> **Direction**:
Can you transcribe every line exactly and leave the pictures behind?

> **Provided data**:
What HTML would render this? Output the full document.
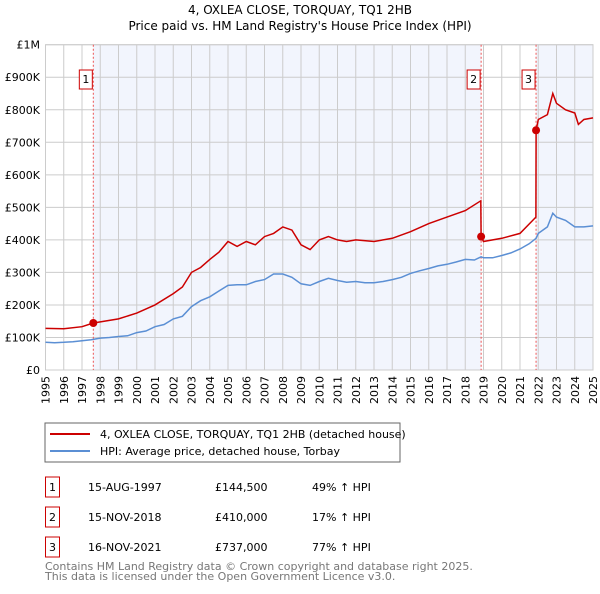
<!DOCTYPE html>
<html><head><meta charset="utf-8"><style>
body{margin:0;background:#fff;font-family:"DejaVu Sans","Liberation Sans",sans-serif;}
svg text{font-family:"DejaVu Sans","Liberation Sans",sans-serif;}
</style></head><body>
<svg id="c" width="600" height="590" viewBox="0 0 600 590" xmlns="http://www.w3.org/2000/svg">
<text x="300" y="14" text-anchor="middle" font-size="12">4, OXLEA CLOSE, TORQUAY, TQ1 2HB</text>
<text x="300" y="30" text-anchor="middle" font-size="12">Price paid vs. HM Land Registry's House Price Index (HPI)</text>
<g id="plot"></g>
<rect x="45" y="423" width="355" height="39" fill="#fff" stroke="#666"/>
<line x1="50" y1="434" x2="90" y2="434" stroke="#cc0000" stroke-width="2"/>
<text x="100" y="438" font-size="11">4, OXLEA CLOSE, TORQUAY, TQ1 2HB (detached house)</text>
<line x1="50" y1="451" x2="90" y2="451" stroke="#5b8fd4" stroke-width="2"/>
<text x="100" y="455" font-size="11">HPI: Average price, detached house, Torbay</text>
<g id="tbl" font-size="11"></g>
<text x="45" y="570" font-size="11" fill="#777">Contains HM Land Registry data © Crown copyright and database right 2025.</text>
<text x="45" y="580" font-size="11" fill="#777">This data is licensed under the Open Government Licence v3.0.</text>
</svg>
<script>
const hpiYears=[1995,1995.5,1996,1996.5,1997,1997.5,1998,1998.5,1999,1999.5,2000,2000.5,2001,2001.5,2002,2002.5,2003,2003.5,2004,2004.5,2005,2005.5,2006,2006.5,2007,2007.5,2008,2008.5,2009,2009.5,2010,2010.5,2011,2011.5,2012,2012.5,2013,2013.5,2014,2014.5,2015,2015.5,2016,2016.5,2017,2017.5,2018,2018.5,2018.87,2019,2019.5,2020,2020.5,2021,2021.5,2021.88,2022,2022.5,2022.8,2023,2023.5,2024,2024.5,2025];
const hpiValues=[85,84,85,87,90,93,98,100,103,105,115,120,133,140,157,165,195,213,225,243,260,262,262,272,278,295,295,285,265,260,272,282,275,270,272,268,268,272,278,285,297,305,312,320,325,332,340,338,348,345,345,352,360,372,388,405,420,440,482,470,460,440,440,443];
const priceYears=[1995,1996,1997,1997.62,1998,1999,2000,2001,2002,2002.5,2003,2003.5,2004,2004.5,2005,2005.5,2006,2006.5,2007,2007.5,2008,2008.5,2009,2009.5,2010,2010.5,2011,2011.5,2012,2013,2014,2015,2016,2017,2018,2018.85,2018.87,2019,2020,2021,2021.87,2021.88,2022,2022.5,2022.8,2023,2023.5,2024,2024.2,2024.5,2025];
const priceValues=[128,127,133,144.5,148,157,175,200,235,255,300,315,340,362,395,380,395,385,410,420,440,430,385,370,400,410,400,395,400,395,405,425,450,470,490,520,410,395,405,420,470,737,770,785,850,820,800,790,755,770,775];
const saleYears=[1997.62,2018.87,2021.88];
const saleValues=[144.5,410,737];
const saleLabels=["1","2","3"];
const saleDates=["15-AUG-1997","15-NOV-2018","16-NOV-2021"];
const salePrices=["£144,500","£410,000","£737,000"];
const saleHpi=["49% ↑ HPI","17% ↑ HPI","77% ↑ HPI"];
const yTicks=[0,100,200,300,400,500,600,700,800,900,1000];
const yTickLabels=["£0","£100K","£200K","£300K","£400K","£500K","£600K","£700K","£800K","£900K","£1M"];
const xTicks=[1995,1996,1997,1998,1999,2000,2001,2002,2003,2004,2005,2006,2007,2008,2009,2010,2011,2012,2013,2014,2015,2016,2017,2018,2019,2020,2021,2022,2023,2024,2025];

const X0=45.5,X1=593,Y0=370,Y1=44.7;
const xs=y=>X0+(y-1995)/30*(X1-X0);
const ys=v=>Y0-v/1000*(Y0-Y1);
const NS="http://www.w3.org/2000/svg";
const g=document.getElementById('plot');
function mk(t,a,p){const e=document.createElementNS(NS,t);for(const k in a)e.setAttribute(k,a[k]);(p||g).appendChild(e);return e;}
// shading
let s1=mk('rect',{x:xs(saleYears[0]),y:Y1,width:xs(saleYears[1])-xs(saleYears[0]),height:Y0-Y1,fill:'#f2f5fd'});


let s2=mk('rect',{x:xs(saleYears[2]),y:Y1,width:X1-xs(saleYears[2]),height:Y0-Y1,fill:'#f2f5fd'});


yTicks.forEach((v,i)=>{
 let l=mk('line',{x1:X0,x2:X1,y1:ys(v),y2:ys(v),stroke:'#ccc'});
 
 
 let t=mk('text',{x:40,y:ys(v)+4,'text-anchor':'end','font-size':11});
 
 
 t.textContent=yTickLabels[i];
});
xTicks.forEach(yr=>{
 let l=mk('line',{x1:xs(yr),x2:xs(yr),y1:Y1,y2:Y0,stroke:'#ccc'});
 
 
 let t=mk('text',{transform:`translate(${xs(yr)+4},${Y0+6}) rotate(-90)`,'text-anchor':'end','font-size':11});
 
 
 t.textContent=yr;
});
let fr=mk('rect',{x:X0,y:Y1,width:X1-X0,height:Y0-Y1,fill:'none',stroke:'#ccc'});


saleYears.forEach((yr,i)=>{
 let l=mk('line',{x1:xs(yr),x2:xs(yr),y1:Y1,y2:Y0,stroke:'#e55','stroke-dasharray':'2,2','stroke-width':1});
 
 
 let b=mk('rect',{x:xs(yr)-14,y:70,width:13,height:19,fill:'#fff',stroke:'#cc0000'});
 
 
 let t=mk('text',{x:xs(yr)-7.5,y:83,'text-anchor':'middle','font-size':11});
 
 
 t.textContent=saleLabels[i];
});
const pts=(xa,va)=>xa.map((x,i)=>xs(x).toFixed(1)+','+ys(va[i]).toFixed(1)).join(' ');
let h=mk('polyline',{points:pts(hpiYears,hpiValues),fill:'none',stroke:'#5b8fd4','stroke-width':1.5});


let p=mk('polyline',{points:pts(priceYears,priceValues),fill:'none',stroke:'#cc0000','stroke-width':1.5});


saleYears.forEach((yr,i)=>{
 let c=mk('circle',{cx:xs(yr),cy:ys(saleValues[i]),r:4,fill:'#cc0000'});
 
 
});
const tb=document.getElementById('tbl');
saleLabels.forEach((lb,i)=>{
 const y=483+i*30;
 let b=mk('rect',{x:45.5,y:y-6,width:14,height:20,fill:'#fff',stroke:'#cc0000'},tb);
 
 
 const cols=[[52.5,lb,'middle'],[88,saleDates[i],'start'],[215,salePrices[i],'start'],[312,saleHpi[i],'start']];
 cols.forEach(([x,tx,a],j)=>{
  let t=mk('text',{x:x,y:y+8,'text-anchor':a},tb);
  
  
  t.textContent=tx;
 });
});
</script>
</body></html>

> **Output below**:
What HTML would render this? Output the full document.
<!DOCTYPE html>
<html><head><meta charset="utf-8"><style>
body{margin:0;background:#fff;font-family:"DejaVu Sans","Liberation Sans",sans-serif;}
svg text{font-family:"DejaVu Sans","Liberation Sans",sans-serif;}
</style></head><body>
<svg id="c" width="600" height="590" viewBox="0 0 600 590" xmlns="http://www.w3.org/2000/svg">
<text x="300" y="14" text-anchor="middle" font-size="12">4, OXLEA CLOSE, TORQUAY, TQ1 2HB</text>
<text x="300" y="30" text-anchor="middle" font-size="12">Price paid vs. HM Land Registry's House Price Index (HPI)</text>
<g id="plot"></g>
<rect x="45" y="423" width="355" height="39" fill="#fff" stroke="#666"/>
<line x1="50" y1="434" x2="90" y2="434" stroke="#cc0000" stroke-width="2"/>
<text x="100" y="438" font-size="11">4, OXLEA CLOSE, TORQUAY, TQ1 2HB (detached house)</text>
<line x1="50" y1="451" x2="90" y2="451" stroke="#5b8fd4" stroke-width="2"/>
<text x="100" y="455" font-size="11">HPI: Average price, detached house, Torbay</text>
<g id="tbl" font-size="11"></g>
<text x="45" y="570" font-size="11" fill="#777">Contains HM Land Registry data © Crown copyright and database right 2025.</text>
<text x="45" y="580" font-size="11" fill="#777">This data is licensed under the Open Government Licence v3.0.</text>
</svg>
<script>
const hpiYears=[1995,1995.5,1996,1996.5,1997,1997.5,1998,1998.5,1999,1999.5,2000,2000.5,2001,2001.5,2002,2002.5,2003,2003.5,2004,2004.5,2005,2005.5,2006,2006.5,2007,2007.5,2008,2008.5,2009,2009.5,2010,2010.5,2011,2011.5,2012,2012.5,2013,2013.5,2014,2014.5,2015,2015.5,2016,2016.5,2017,2017.5,2018,2018.5,2018.87,2019,2019.5,2020,2020.5,2021,2021.5,2021.88,2022,2022.5,2022.8,2023,2023.5,2024,2024.5,2025];
const hpiValues=[85,84,85,87,90,93,98,100,103,105,115,120,133,140,157,165,195,213,225,243,260,262,262,272,278,295,295,285,265,260,272,282,275,270,272,268,268,272,278,285,297,305,312,320,325,332,340,338,348,345,345,352,360,372,388,405,420,440,482,470,460,440,440,443];
const priceYears=[1995,1996,1997,1997.62,1998,1999,2000,2001,2002,2002.5,2003,2003.5,2004,2004.5,2005,2005.5,2006,2006.5,2007,2007.5,2008,2008.5,2009,2009.5,2010,2010.5,2011,2011.5,2012,2013,2014,2015,2016,2017,2018,2018.85,2018.87,2019,2020,2021,2021.87,2021.88,2022,2022.5,2022.8,2023,2023.5,2024,2024.2,2024.5,2025];
const priceValues=[128,127,133,144.5,148,157,175,200,235,255,300,315,340,362,395,380,395,385,410,420,440,430,385,370,400,410,400,395,400,395,405,425,450,470,490,520,410,395,405,420,470,737,770,785,850,820,800,790,755,770,775];
const saleYears=[1997.62,2018.87,2021.88];
const saleValues=[144.5,410,737];
const saleLabels=["1","2","3"];
const saleDates=["15-AUG-1997","15-NOV-2018","16-NOV-2021"];
const salePrices=["£144,500","£410,000","£737,000"];
const saleHpi=["49% ↑ HPI","17% ↑ HPI","77% ↑ HPI"];
const yTicks=[0,100,200,300,400,500,600,700,800,900,1000];
const yTickLabels=["£0","£100K","£200K","£300K","£400K","£500K","£600K","£700K","£800K","£900K","£1M"];
const xTicks=[1995,1996,1997,1998,1999,2000,2001,2002,2003,2004,2005,2006,2007,2008,2009,2010,2011,2012,2013,2014,2015,2016,2017,2018,2019,2020,2021,2022,2023,2024,2025];

const X0=45.5,X1=593,Y0=370,Y1=44.7;
const xs=y=>X0+(y-1995)/30*(X1-X0);
const ys=v=>Y0-v/1000*(Y0-Y1);
const NS="http://www.w3.org/2000/svg";
const g=document.getElementById('plot');
function mk(t,a,p){const e=document.createElementNS(NS,t);for(const k in a)e.setAttribute(k,a[k]);(p||g).appendChild(e);return e;}
// shading
let s1=mk('rect',{x:xs(saleYears[0]),y:Y1,width:xs(saleYears[1])-xs(saleYears[0]),height:Y0-Y1,fill:'#f2f5fd'});


let s2=mk('rect',{x:xs(saleYears[2]),y:Y1,width:X1-xs(saleYears[2]),height:Y0-Y1,fill:'#f2f5fd'});


yTicks.forEach((v,i)=>{
 let l=mk('line',{x1:X0,x2:X1,y1:ys(v),y2:ys(v),stroke:'#ccc'});
 
 
 let t=mk('text',{x:40,y:ys(v)+4,'text-anchor':'end','font-size':11});
 
 
 t.textContent=yTickLabels[i];
});
xTicks.forEach(yr=>{
 let l=mk('line',{x1:xs(yr),x2:xs(yr),y1:Y1,y2:Y0,stroke:'#ccc'});
 
 
 let t=mk('text',{transform:`translate(${xs(yr)+4},${Y0+6}) rotate(-90)`,'text-anchor':'end','font-size':11});
 
 
 t.textContent=yr;
});
let fr=mk('rect',{x:X0,y:Y1,width:X1-X0,height:Y0-Y1,fill:'none',stroke:'#ccc'});


saleYears.forEach((yr,i)=>{
 let l=mk('line',{x1:xs(yr),x2:xs(yr),y1:Y1,y2:Y0,stroke:'#e55','stroke-dasharray':'2,2','stroke-width':1});
 
 
 let b=mk('rect',{x:xs(yr)-14,y:70,width:13,height:19,fill:'#fff',stroke:'#cc0000'});
 
 
 let t=mk('text',{x:xs(yr)-7.5,y:83,'text-anchor':'middle','font-size':11});
 
 
 t.textContent=saleLabels[i];
});
const pts=(xa,va)=>xa.map((x,i)=>xs(x).toFixed(1)+','+ys(va[i]).toFixed(1)).join(' ');
let h=mk('polyline',{points:pts(hpiYears,hpiValues),fill:'none',stroke:'#5b8fd4','stroke-width':1.5});


let p=mk('polyline',{points:pts(priceYears,priceValues),fill:'none',stroke:'#cc0000','stroke-width':1.5});


saleYears.forEach((yr,i)=>{
 let c=mk('circle',{cx:xs(yr),cy:ys(saleValues[i]),r:4,fill:'#cc0000'});
 
 
});
const tb=document.getElementById('tbl');
saleLabels.forEach((lb,i)=>{
 const y=483+i*30;
 let b=mk('rect',{x:45.5,y:y-6,width:14,height:20,fill:'#fff',stroke:'#cc0000'},tb);
 
 
 const cols=[[52.5,lb,'middle'],[88,saleDates[i],'start'],[215,salePrices[i],'start'],[312,saleHpi[i],'start']];
 cols.forEach(([x,tx,a],j)=>{
  let t=mk('text',{x:x,y:y+8,'text-anchor':a},tb);
  
  
  t.textContent=tx;
 });
});
</script>
</body></html>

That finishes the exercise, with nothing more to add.